Zadok gingen die Argumente aus, und als er sich dem Projekt Salomos gerade strikt verweigern wollte, platzte der Schreiber Elihap in den Thronsaal.

«Gebieter… ein schändliches Verbrechen…»

Hiram, der Nagsaras Mörder am Hals gepackt hielt, schleuderte diesen auf die Fliesen.

«Das ist der Elende, der versucht hat, Israels Königin zu töten.»

Der Mann warf einen flehenden Blick in Zadoks Richtung, ehe er das Gesicht mit den Händen verdeckte. Doch Salomo hatte ihn bereits erkannt.

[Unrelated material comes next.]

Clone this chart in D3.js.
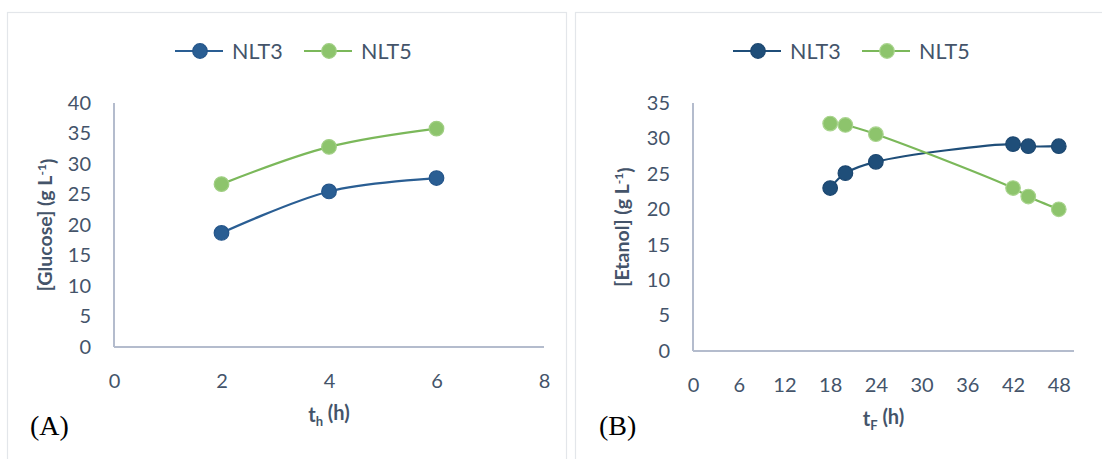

«Ist dieser Verbrecher nicht Priester? Gehört er nicht zu den Ritualisten?»

Zadok stritt nichts ab. Sein Helfer weinte.

«Ich ziehe mich zurück», sagte Hiram. «Richten ist Sache des Königs.»

Salomo erhob sich.

«Die Königin…»

«Deine Ärzte versuchen, sie zu retten. Mich ruft die Baustelle.»

Der König wandte sich an Zadok.

«Jetzt kannst du nicht mehr im mindesten protestieren, Hoherpriester. Versieh dein geistliches Amt und wache besser über die Rechtschaffenheit deiner Untergebenen.»